Jakarta (Lampost.co) – Pencipta lagu legendaris “Nuansa Bening,” Keenan Nasution, resmi menggugat Vidi Aldiano atas pelanggaran hak cipta. Gugatan ini juga melibatkan Rudi Pekerti sebagai rekan pencipta lagu. Sidang perdana digelar di Pengadilan Niaga Jakarta Pusat, Rabu, 28 Mei 2025.
Poin Penting
- Keenan Nasution dan Rudi Pekerti gugat Vidi Aldiano atas pelanggaran hak cipta lagu Nuansa Bening.
- Vidi awalnya tawarkan Rp50 juta, kemudian meningkat menjadi ratusan juta rupiah.

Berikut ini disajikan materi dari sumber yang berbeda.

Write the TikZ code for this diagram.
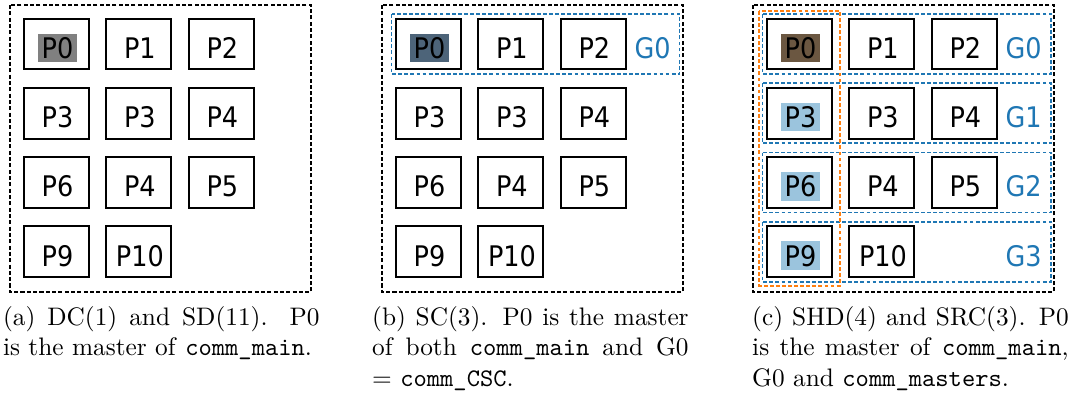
\documentclass[tikz,border=0pt]{standalone}
\usepackage{fontspec}
\newfontfamily\procfont{DejaVu Sans Condensed}
\definecolor{grpblue}{HTML}{1F77B4}
\definecolor{mstorange}{HTML}{FF7F0E}
\definecolor{hlgray}{HTML}{808080}
\definecolor{hlslate}{HTML}{4D6479}
\definecolor{hlbrown}{HTML}{6B5741}
\definecolor{hlblue}{HTML}{9BC4DD}
\begin{document}
\begin{tikzpicture}[x=0.395pt,y=-0.395pt,
  proc/.style={draw,line width=0.8pt,minimum width=25.7pt,minimum height=20.1pt,inner sep=0},
  ptext/.style={inner sep=1.4pt,xshift=0.4pt,yshift=-1.5pt,font=\procfont\fontsize{11.2}{13}\selectfont},
  frame/.style={draw,line width=0.65pt,dash pattern=on 1.6pt off 0.9pt},
  grp/.style={draw=grpblue,line width=0.7pt,dash pattern=on 1.5pt off 0.9pt},
  mst/.style={draw=mstorange,line width=0.75pt,dash pattern=on 1.5pt off 0.9pt},
  capt/.style={anchor=north west,inner sep=0,text width=125pt,align=justify,font=\fontsize{10}{12}\selectfont}]
\useasboundingbox (0,0) rectangle (1069,396);
% three panels: outer frame and the 11 processes
\foreach \p/\ox/\hm/\hc in {a/10/hlgray/none,b/382/hlslate/none,c/753/hlbrown/hlblue}{
  \draw[frame] (\ox,5) rectangle (\ox+301,292);
  \foreach \t [count=\k from 0] in {P0,P1,P2,P3,P3,P4,P6,P4,P5,P9,P10}{
    \pgfmathtruncatemacro\r{\k/3}\pgfmathtruncatemacro\c{mod(\k,3)}
    \ifnum\k=0 \def\h{\hm}\else\ifnum\c=0 \def\h{\hc}\else\def\h{none}\fi\fi
    \node[proc](\p\k)at(\ox+46.5+82.4*\c,44+69.3*\r){};
    \node[ptext,fill=\h](\p\k t)at(\p\k){\t};
  }
}
% groups
\draw[grp](382+9.5,14)rectangle(382+297.5,74);
\node[ptext,text=grpblue](bg0)at(382+269.7,44){G0};
\foreach \r in {0,...,3}{
  \draw[grp](753+9.5,14+69.3*\r)rectangle(753+298,74+69.3*\r);
  \node[ptext,text=grpblue](cg\r)at(753+269.7,44+69.3*\r){G\r};
}
\draw[mst](753+6.3,10.7)rectangle(753+87,285.7);
% captions
\node[capt](capa)at(2.5,306){(a) DC(1) and SD(11). P0\linebreak is the master of \texttt{comm\_main}.};
\node[capt](capb)at(371.7,306){(b) SC(3). P0 is the master\linebreak of both \texttt{comm\_main} and G0\linebreak $=$ \texttt{comm\_CSC}.};
\node[capt](capc)at(751.7,306){(c) SHD(4) and SRC(3). P0\linebreak is the master of \texttt{comm\_main},\linebreak G0 and \texttt{comm\_masters}.};
\end{tikzpicture}
\end{document}
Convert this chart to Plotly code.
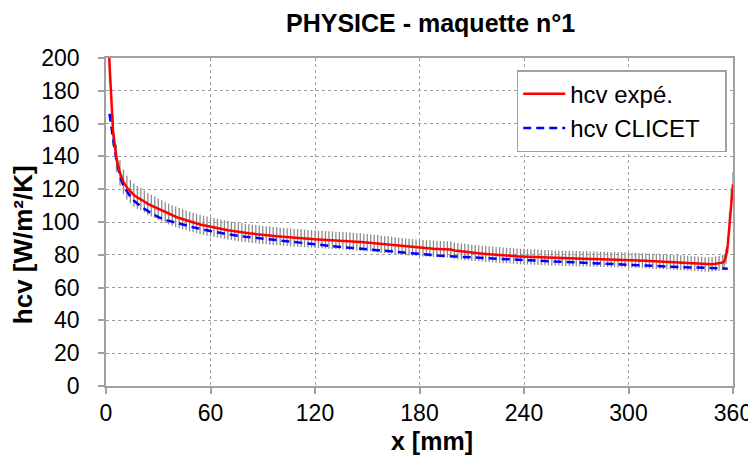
import plotly.graph_objects as go

# Experimental hcv (red), sampled every 2 mm, finer at both ends
x_exp = [1] + list(range(2, 355, 2)) + [355, 356, 357, 358, 359, 360]
hcv_exp = [
    230, 197, 156, 139, 130, 124.5, 121, 118.5, 116.5, 115, 114,
    112.5, 111, 110, 109, 107.8, 106.8, 105.8, 104.8, 104, 103.2,
    102.4, 101.7, 101, 100.3, 99.7, 99.1, 98.5, 98, 97.5, 97,
    96.6, 96.2, 95.8, 95.4, 95, 94.6, 94.3, 94, 93.7, 93.4,
    93.1, 92.8, 92.6, 92.3, 92.1, 91.9, 91.7, 91.5, 91.3, 91.1,
    90.9, 90.8, 90.6, 90.4, 90.3, 90.1, 90, 89.8, 89.7, 89.5,
    89.4, 89.3, 89.2, 89, 88.9, 88.8, 88.7, 88.6, 88.4, 88.3,
    88.1, 87.9, 87.8, 87.6, 87.4, 87.2, 87, 86.8, 86.5, 86.2,
    86.3, 85.9, 85.6, 85.3, 85.1, 84.9, 84.7, 84.5, 84.3, 84.1,
    84, 83.9, 83.8, 83.7, 83.6, 83.5, 83.4, 83.3, 83.2, 82.6,
    82.3, 82, 81.8, 81.5, 81.3, 81.1, 80.9, 80.7, 80.5, 80.4,
    80.2, 80, 79.9, 79.7, 79.6, 79.4, 79.3, 79.1, 79, 78.9,
    78.8, 78.7, 78.6, 78.5, 78.4, 78.3, 78.2, 78.1, 78, 78,
    77.9, 77.8, 77.8, 77.7, 77.6, 77.6, 77.5, 77.5, 77.4, 77.4,
    77.3, 77.3, 77.2, 77.2, 77.1, 77.1, 77, 77, 76.9, 76.8,
    76.7, 76.6, 76.5, 76.4, 76.3, 76.2, 76.1, 76, 75.9, 75.8,
    75.6, 75.5, 75.4, 75.3, 75.2, 75, 74.9, 74.8, 74.6, 74.5,
    74.3, 74.1, 74.0, 74.2, 74.5, 74.8, 75.3,
    76, 79, 86, 100, 113, 123,
]

# CLICET model hcv (blue dashed)
x_cli = [2, 3, 4, 5, 6, 7, 8, 10, 12, 14, 16, 18, 20, 25, 30, 35, 40, 45, 50,
         60, 70, 80, 90, 100, 110, 120, 130, 140, 150, 160, 170, 180, 190, 200,
         210, 220, 230, 240, 250, 260, 270, 280, 290, 300, 310, 320, 330, 340,
         350, 357]
hcv_cli = [166, 158, 150, 144, 138, 132, 128, 122, 118.5, 115.5, 113, 111, 109.5,
           106, 103, 101, 99.5, 98, 96.8, 94.5, 92.5, 91, 89.8, 88.8, 87.5, 86.3,
           85.3, 84.3, 83.3, 82.3, 81.3, 80.3, 79.6, 79, 78.3, 77.8, 77.3, 76.8,
           76.3, 75.8, 75.2, 74.6, 74.1, 73.6, 73.2, 72.8, 72.5, 72.2, 71.8, 71.5]

err_pct = 6  # measurement uncertainty, %

x_ticks = [0, 60, 120, 180, 240, 300, 360]
y_ticks = [0, 20, 40, 60, 80, 100, 120, 140, 160, 180, 200]

FONT = "Liberation Sans, Arial, sans-serif"
PAD = "\u00a0\u00a0\u00a0"  # right padding inside the legend box

fig = go.Figure()

# uncertainty bars
fig.add_trace(go.Scatter(
    x=x_exp, y=hcv_exp, mode="markers", marker=dict(size=0.1, opacity=0),
    error_y=dict(type="percent", value=err_pct, color="#8c8c8c",
                 thickness=1.3, width=0),
    showlegend=False, hoverinfo="skip"))

fig.add_trace(go.Scatter(
    x=x_cli, y=hcv_cli, mode="lines", name="hcv CLICET" + PAD,
    line=dict(color="#0000ff", width=2.5, dash="8px,5px"), legendrank=2))

fig.add_trace(go.Scatter(
    x=x_exp, y=hcv_exp, mode="lines", name="hcv expé." + PAD,
    line=dict(color="#ff0000", width=2.5), legendrank=1))

axis_common = dict(
    showline=True, linecolor="#a0a0a0", linewidth=1.5, mirror=True,
    showgrid=True, gridcolor="#a0a0a0", griddash="dot", gridwidth=1,
    ticks="outside", ticklen=6, tickcolor="#a0a0a0", tickwidth=1.5,
    tickfont=dict(family=FONT, size=23, color="black"),
    zeroline=False, automargin=False,
)

fig.update_xaxes(range=[0, 360], tickvals=x_ticks, ticklabelstandoff=0,
                 **axis_common)
fig.update_yaxes(range=[0, 200], tickvals=y_ticks, ticklabelstandoff=14,
                 **axis_common)

# the page adds an 8 px body margin, so the figure is 8 px smaller
fig.update_layout(
    width=748, height=453,
    margin=dict(l=98, r=23, t=50, b=75),
    paper_bgcolor="white", plot_bgcolor="white",
    legend=dict(x=0.990, xanchor="right", y=0.963, yanchor="top",
                bordercolor="#a0a0a0", borderwidth=1.5, bgcolor="white",
                font=dict(family=FONT, size=24, color="black"),
                itemwidth=42, tracegroupgap=4),
    showlegend=True,
    annotations=[
        dict(text="<b>PHYSICE - maquette n°1</b>", xref="paper", yref="paper",
             x=0.518, y=1.108, xanchor="center", yanchor="middle",
             showarrow=False, font=dict(family=FONT, size=25, color="black")),
        dict(text="<b>x [mm]</b>", xref="paper", yref="paper",
             x=0.520, y=-0.168, xanchor="center", yanchor="middle",
             showarrow=False, font=dict(family=FONT, size=25, color="black")),
        dict(text="<b>hcv [W/m²/K]</b>", xref="paper", yref="paper",
             x=-0.132, y=0.43, xanchor="center", yanchor="middle", textangle=-90,
             showarrow=False, font=dict(family=FONT, size=26, color="black")),
    ],
)

fig.write_html("out.html")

- Tawaran ditolak karena dinilai belum cukup mewakili penghargaan atas karya selama 16 tahun.
- Sidang perdana ditunda ke 11 Juni 2025 karena Vidi tidak hadir.
Vidi Aldiano sebelumnya telah menawarkan uang Rp50 juta sebagai kompensasi. Uang itu ditujukan untuk konser yang telah dan akan dilakukan tanpa izin resmi.
Baca juga : Harry Potter Dibuat Serial TV, HBO Umumkan Pemeran Utama
Namun, Keenan Nasution langsung menolak tawaran tersebut. Meski begitu, kuasa hukumnya, Minola Sebayang, mengapresiasi itikad baik dari pihak Vidi.
Menurut Minola, pihak Vidi memang menyadari adanya kewajiban yang belum dituntaskan. Karena itu, mereka mencoba berdamai melalui pembicaraan informal.
Sayangnya, nilai kompensasi yang kembali ditawarkan belum memenuhi harapan pencipta lagu. Bahkan, tawaran tersebut telah meningkat hingga ratusan juta rupiah.
“Kami anggap nilainya belum merepresentasikan penghargaan atas karya yang telah digunakan selama 16 tahun,” kata Minola.
Ia juga menyebut bahwa nama Vidi Aldiano sudah sangat melekat dengan lagu “Nuansa Bening.” Lagu tersebut turut membentuk karier Vidi di industri musik Indonesia.
Keenan Nasution Harap Nilai Konpensasi Lebih Besar
Meski Vidi telah menunjukkan niat baik, Keenan Nasution menilai apresiasinya masih belum sesuai. Maka itu, gugatan tetap dilayangkan ke pengadilan.
Minola menegaskan bahwa pihaknya tidak mempermasalahkan pelanggaran, tetapi fokus pada ganti rugi yang layak.
“Persoalan ini bukan soal pelanggaran, melainkan nilai patut yang layak dibayarkan,” ujarnya.
Pihak Keenan dan Rudi berharap nilai kompensasi bisa mencapai miliaran rupiah. Mereka menilai nilai tersebut wajar mengingat durasi penggunaan dan dampaknya.
“Eksploitasi selama 16 tahun tentu perlu dihargai adil, apalagi ada dua pencipta yang sudah lanjut usia,” kata Minola.
Sementara itu, sidang perdana ditunda hingga 11 Juni 2025 karena pihak Vidi Aldiano tidak hadir.